The most bewildering and misleading argument for immunity that Trump made—which is really saying something—is that his prosecution was foreclosed by his acquittal in his second impeachment trial. He claimed that the Constitution’s language on impeachment, which says that “the Party convicted shall nevertheless be liable and subject to Indictment, Trial, Judgment, and Punishment, according to Law,” meant that he could only be tried for January 6–related charges if he had been convicted by the Senate during his second impeachment trial.
This is a nonsensical theory that, as I noted in October, rested heavily on Trump’s legal team misreading part of Justice Samuel Alito’s dissenting opinion in a previous immunity case. The panel duly dispensed with it by noting that the weight of historical evidence suggested otherwise. “In drafting the Impeachment Judgment Clause, to the extent that the Framers contemplated whether impeachment would have a preclusive effect on future criminal charges,” the panel noted, “the available evidence suggests that their intent was to ensure that a subsequent prosecution would not be barred.”
Trump’s last and most desperate claim was that his Senate acquittal for “incitement to insurrection” also barred his prosecution on January 6–related charges under “principles of double jeopardy.” This did not fly with the panel for a few reasons, foremost among them that impeachment is not a criminal proceeding and so the double jeopardy clause does not apply. “To the extent former President Trump relies on ‘double jeopardy principles’ beyond the text of the Impeachment Judgment Clause,” the panel wryly noted, “those principles cut against him.” After all, it pointed out, federal prosecutors had not charged him with the same offense.

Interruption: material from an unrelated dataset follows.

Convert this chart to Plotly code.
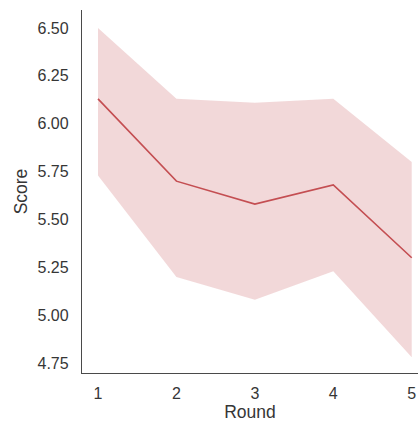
import plotly.graph_objects as go

rounds = [1, 2, 3, 4, 5]
mean_score = [6.13, 5.70, 5.58, 5.68, 5.30]
upper_ci = [6.50, 6.13, 6.11, 6.13, 5.80]
lower_ci = [5.73, 5.20, 5.08, 5.23, 4.78]
y_ticks = [4.75, 5.00, 5.25, 5.50, 5.75, 6.00, 6.25, 6.50]
y_tick_labels = ["4.75", "5.00", "5.25", "5.50", "5.75", "6.00", "6.25", "6.50"]

line_color = "#c44e52"
fill_color = "rgba(196,78,82,0.22)"

fig = go.Figure()
fig.add_trace(go.Scatter(x=rounds, y=upper_ci, mode="lines", line=dict(width=0),
                         showlegend=False, hoverinfo="skip"))
fig.add_trace(go.Scatter(x=rounds, y=lower_ci, mode="lines", line=dict(width=0),
                         fill="tonexty", fillcolor=fill_color, showlegend=False,
                         hoverinfo="skip"))
fig.add_trace(go.Scatter(x=rounds, y=mean_score, mode="lines",
                         line=dict(color=line_color, width=1.6), showlegend=False))

font = "Liberation Sans, Arial, sans-serif"
fig.update_layout(
    width=418, height=425,
    margin=dict(l=82, r=0, t=10, b=52),
    paper_bgcolor="white", plot_bgcolor="white",
    font=dict(family=font, color="#363636", size=16),
    xaxis=dict(
        range=[0.796, 5.08], tickvals=rounds, ticktext=[str(r) for r in rounds],
        showgrid=False, zeroline=False,
        showline=True, linecolor="#4a4a4a", linewidth=1.3,
        ticks="outside", ticklen=6, tickcolor="rgba(0,0,0,0)",
        title=dict(text="Round", font=dict(size=17.5, color="#363636"), standoff=4),
        tickfont=dict(size=16, color="#363636"),
    ),
    yaxis=dict(
        range=[4.698, 6.594], tickvals=y_ticks, ticktext=y_tick_labels,
        showgrid=False, zeroline=False,
        showline=True, linecolor="#4a4a4a", linewidth=1.3,
        ticks="outside", ticklen=9, tickcolor="rgba(0,0,0,0)",
        title=dict(text="Score", font=dict(size=17.5, color="#363636"), standoff=5),
        tickfont=dict(size=16, color="#363636"),
    ),
)

fig.write_html("out.html", config={"displayModeBar": False},
               post_script="document.body.style.margin='0';document.body.style.overflow='hidden';")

The D.C. Circuit’s decision is impressive not only for its clear reasoning but for the speed with which it was written. Some federal appellate courts take months to hand down rulings on complex cases, sometimes even more than a year. It took the three-judge panel only 28 days from oral argument on January 9 to the announcement on February 6. That raises hopes that Trump’s criminal trial, which had been paused during the appeal, can speedily resume. Judge Tanya Chutkan scrapped the March 4 trial date last week but will likely announce a new one in the coming days.

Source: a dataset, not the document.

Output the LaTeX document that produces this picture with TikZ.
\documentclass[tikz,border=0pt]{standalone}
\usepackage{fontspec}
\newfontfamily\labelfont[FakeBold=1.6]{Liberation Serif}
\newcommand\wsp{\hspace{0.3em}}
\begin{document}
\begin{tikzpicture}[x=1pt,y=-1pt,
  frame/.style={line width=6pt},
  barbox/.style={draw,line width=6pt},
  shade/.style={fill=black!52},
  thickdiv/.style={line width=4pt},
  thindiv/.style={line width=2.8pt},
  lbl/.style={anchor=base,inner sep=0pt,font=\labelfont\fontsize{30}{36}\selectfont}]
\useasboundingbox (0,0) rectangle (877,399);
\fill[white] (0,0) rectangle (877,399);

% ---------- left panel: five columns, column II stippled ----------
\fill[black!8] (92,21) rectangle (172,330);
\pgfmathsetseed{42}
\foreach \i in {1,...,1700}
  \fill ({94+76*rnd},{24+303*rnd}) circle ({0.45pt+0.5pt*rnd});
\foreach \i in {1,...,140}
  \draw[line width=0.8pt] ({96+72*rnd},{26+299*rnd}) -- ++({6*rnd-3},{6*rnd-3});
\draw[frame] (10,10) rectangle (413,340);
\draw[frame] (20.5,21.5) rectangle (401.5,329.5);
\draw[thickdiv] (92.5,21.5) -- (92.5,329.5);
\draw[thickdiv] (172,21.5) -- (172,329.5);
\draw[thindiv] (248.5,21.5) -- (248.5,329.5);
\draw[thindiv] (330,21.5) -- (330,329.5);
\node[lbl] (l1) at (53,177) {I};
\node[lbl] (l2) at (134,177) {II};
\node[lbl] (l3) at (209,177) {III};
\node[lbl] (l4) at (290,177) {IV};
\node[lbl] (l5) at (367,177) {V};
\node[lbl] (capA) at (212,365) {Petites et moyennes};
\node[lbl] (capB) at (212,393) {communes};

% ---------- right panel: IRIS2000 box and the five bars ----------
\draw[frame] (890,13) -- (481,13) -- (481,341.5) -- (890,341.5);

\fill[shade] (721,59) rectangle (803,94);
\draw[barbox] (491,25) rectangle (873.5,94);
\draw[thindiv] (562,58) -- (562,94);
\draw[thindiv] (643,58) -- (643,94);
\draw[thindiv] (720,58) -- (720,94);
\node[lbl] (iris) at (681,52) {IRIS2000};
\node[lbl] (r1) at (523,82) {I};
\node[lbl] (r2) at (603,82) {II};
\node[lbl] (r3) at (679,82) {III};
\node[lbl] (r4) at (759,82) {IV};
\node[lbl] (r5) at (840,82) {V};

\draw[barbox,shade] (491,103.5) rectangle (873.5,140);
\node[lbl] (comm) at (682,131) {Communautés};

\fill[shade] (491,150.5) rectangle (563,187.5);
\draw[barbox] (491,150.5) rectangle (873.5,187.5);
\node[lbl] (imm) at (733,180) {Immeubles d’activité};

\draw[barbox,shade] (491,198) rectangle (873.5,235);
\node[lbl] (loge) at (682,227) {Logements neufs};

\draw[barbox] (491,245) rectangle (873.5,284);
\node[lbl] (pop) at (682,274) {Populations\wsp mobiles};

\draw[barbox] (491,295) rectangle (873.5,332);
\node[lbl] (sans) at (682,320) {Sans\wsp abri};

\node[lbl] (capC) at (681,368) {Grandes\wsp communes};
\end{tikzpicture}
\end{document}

All that remains to be seen is whether the Supreme Court will take up the case. It would not be surprising if the justices decided to give a final, authoritative word on the matter. At the same time, even the most accelerated briefing and argument schedules would make it difficult for the court to issue a ruling before the end of this term. The justices are already under pressure to deliver a ruling on Trump’s disqualification case, in which oral arguments are scheduled to begin on Thursday. In this matter, the court may decide for now to let the D.C. Circuit panel’s opinion stand unless enough justices actually disagree with it on the merits. The high court will likely signal its next steps in the coming weeks after Trump’s inevitable appeal.